Artists' impressions of the planned Wynyard Quarter feature car-free walkways and lush planting. The 2.76ha waterfront development will have about 1500 apartments, built to house 4000 or so residents.
First peek at huge inner-city development shows heavily landscaped lanes and squares with not a car in sight.
The first glimpse of New Zealand's biggest new inner-city apartment village reveals secluded laneways, big ponds, public squares, native trees, buildings with brick facades and rooftop gardens - but no cars.
A peek inside Auckland's Wynyard Quarter residences gives an idea of how the 1500-apartment precinct could look. Places could be priced from $500,000.
The views show people-friendly, traffic-slowing heavily landscaped squares, streets and footpaths in a concept similar to the restaurant-lined Jellicoe St.
The now partly closed Halsey St is being converted into this streetscape and won't reopen until later next year.
The stylish landscaped urban edge now beginning to appear in Wynyard Quarter could be extended right through the heart of the vast former industrial area, with a combination of features identical to those outside the new ASB North Wharf, the Viaduct Events Centre and Karanga Plaza.
Not a single car appears in the images of the project, where designers want to encourage what they call a "modal split", largely spurning cars for public transport and push bikes on the reclaimed land where digging down for basement carparking is not an option.
As Fletcher Construction found when building ASB, seawater is sometimes only 1m below the surface and when foundations are dug, salt water quickly invades.
No big public carparking buildings are planned among the apartments.
But John Dalzell, Waterfront Auckland chief executive, said it was wrong to think cars would be banned.
"Thirty per cent of people will still get there by car," he said, referring to parking being provided within apartment blocks which he called residences.
"They're all nicely tucked away underneath [the buildings], sleeved," he said of the carparks.
"The modal split we've been talking about is 70-30, so 30 per cent of people will still use cars. That's the target," Dalzell said.
At the moment 70 per cent of people get there via a car.
After last month releasing the first image of the new, shallow 20m wide by 150m-long canal way planned to intersect the area and bring a touch of Venice to the city, Waterfront Auckland has now unveiled four new images of the apartment village.
Some months ago, the Auckland Council-owned entity called for developers to submit expressions of interest to build the apartments, a five-star hotel and offices in the rapidly growing area as part of the $1 billion private investment.
Winning contenders will be announced in the next few weeks.
A Waterfront Auckland spokesman said the new apartment pictures were not necessarily what would be built but gave an idea of how the village could look.

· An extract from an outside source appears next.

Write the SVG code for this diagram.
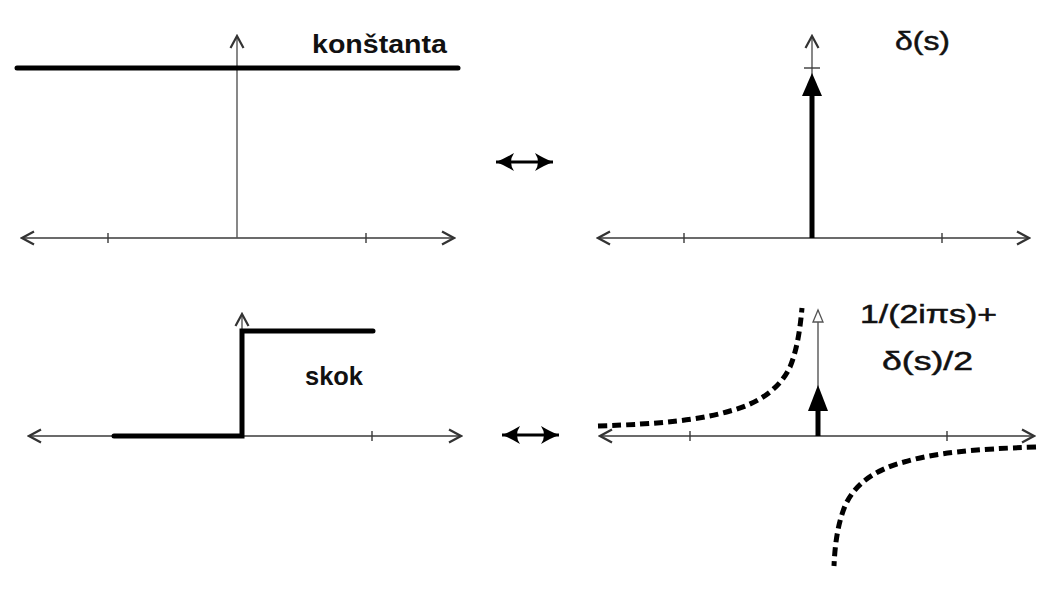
<svg xmlns="http://www.w3.org/2000/svg" width="1062" height="609" viewBox="0 0 1062 609">
<defs>
<marker id="chev" viewBox="-14 -8 16 16" refX="0" refY="0" markerWidth="16" markerHeight="16" markerUnits="userSpaceOnUse" orient="auto-start-reverse">
<path d="M-12,-6.5 L0,0 L-12,6.5" fill="none" stroke="#333" stroke-width="2.2" stroke-linejoin="miter"/>
</marker>
<marker id="hollow" viewBox="-14 -8 16 16" refX="0" refY="0" markerWidth="16" markerHeight="16" markerUnits="userSpaceOnUse" orient="auto">
<path d="M-12,-5 L0,0 L-12,5 Z" fill="#fff" stroke="#555" stroke-width="1.3"/>
</marker>
<marker id="dbl" viewBox="-20 -12 22 24" refX="0" refY="0" markerWidth="22" markerHeight="24" markerUnits="userSpaceOnUse" orient="auto-start-reverse">
<path d="M-18,-9 Q-8,-3 0,0 Q-8,3 -18,9 Q-12,0 -18,-9 Z" fill="#000"/>
</marker>
</defs>
<style>
.axis{stroke:#3a3a3a;stroke-width:1.6;fill:none}
.vaxis{stroke:#555;stroke-width:1.4;fill:none}
.thick{stroke:#000;stroke-width:5;fill:none;stroke-linecap:round;stroke-linejoin:miter}
.dash{stroke:#000;stroke-width:5;fill:none;stroke-dasharray:9 5}
.tick{stroke:#3a3a3a;stroke-width:1.4}
.lbl{font-family:"Liberation Sans",Arial,sans-serif;font-size:26px;fill:#111}
.m{stroke:#111;stroke-width:0.5}
.b{font-weight:bold}
</style>
<rect width="1062" height="609" fill="#fff"/>

<g id="panel-constant">
<line class="axis" x1="22" y1="238" x2="454" y2="238" marker-start="url(#chev)" marker-end="url(#chev)"/>
<line class="tick" x1="108" y1="233" x2="108" y2="243"/>
<line class="tick" x1="366" y1="233" x2="366" y2="243"/>
<line class="vaxis" x1="237" y1="238" x2="237" y2="36" marker-end="url(#chev)"/>
<line class="thick" x1="17" y1="68" x2="458" y2="68" stroke-width="5.5"/>
<text class="lbl b" x="312" y="53" textLength="135" lengthAdjust="spacingAndGlyphs">konštanta</text>
</g>

<g id="panel-delta">
<line class="axis" x1="598" y1="238" x2="1029" y2="238" marker-start="url(#chev)" marker-end="url(#chev)"/>
<line class="tick" x1="684" y1="233" x2="684" y2="243"/>
<line class="tick" x1="942" y1="233" x2="942" y2="243"/>
<line class="vaxis" x1="812" y1="238" x2="812" y2="36" marker-end="url(#chev)"/>
<line class="tick" x1="804" y1="68" x2="820" y2="68"/>
<line x1="812" y1="238" x2="812" y2="92" stroke="#000" stroke-width="5"/>
<path d="M812,73 L822,96 L802,96 Z" fill="#000"/>
<text class="lbl m" x="895" y="50" textLength="55" lengthAdjust="spacingAndGlyphs">δ(s)</text>
</g>

<g id="panel-step">
<line class="axis" x1="29" y1="436" x2="461" y2="436" marker-start="url(#chev)" marker-end="url(#chev)"/>
<line class="tick" x1="372" y1="431" x2="372" y2="441"/>
<line class="vaxis" x1="242" y1="436" x2="242" y2="314" marker-end="url(#chev)"/>
<path class="thick" d="M114,436 L242,436 L242,331 L373,331"/>
<text class="lbl b" x="305" y="385" textLength="58" lengthAdjust="spacingAndGlyphs">skok</text>
</g>

<g id="panel-hyper">
<line class="axis" x1="600" y1="436" x2="1034" y2="436" marker-start="url(#chev)" marker-end="url(#chev)"/>
<line class="tick" x1="690" y1="431" x2="690" y2="441"/>
<line class="tick" x1="947" y1="431" x2="947" y2="441"/>
<line class="vaxis" x1="818" y1="436" x2="818" y2="310" marker-end="url(#hollow)"/>
<line x1="818" y1="436" x2="818" y2="405" stroke="#000" stroke-width="5"/>
<path d="M818,385 L828,411 L808,411 Z" fill="#000"/>
<path class="dash" d="M598,426 C660,424 700,420 730,411 C760,403 780,388 790,367 C797,350 800,330 802,308"/>
<path class="dash" d="M1036,447 C974,449 934,453 904,462 C874,470 854,485 845,506 C838,523 835,543 834,566"/>
<text class="lbl m" x="860" y="323" textLength="137" lengthAdjust="spacingAndGlyphs">1/(2iπs)+</text>
<text class="lbl m" x="882" y="370" textLength="91" lengthAdjust="spacingAndGlyphs">δ(s)/2</text>
</g>

<g id="connectors">
<line x1="496" y1="162" x2="553" y2="162" stroke="#000" stroke-width="3" marker-start="url(#dbl)" marker-end="url(#dbl)"/>
<line x1="502" y1="435" x2="559" y2="435" stroke="#000" stroke-width="3" marker-start="url(#dbl)" marker-end="url(#dbl)"/>
</g>
</svg>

The images are representative of the type of lifestyle envisaged at Wynyard Quarter on land which is now either vacant or used for carparking.
Small townhouses could be priced from $850,000 but many properties might sell for $1 million-plus.
More than 4000 people could soon be living towards the western end of the city's waterfront near Westhaven in blocks between Victoria Park and the sea. The images showed apartments up to seven levels high with balconies, stepped facades on exteriors, plants growing up walls, wooden bridges over ponds with water lilies, and solid timber seating features similar to those in front of the Jellicoe St restaurants.
Two images show a building with a cut-out to reveal a city's skyscrapers vista. Nikau palms, cabbage trees and one entirely green wall are also shown. Planting beneath the 12m high metal walkway gantry spanning the Beaumont St/Jellicoe St intersection at Silo Park means that will become a green wall eventually.
Although the land is leasehold, at least one building owner, Kiwi Income Property Trust, has avoided future cost uncertainty by striking a deal with Waterfront Auckland to pre-pay the leasehold.
* Wynyard Central to be built on 2.76ha of waterfront land. * Site between Halsey St, Daldy St, Madden St and Pakenham St. * Area to have about 4000 residents and 12,000-15,000 workers. * All residential properties will be sold as leasehold only. * Prices expected to be $500,000-$1m+ per residence.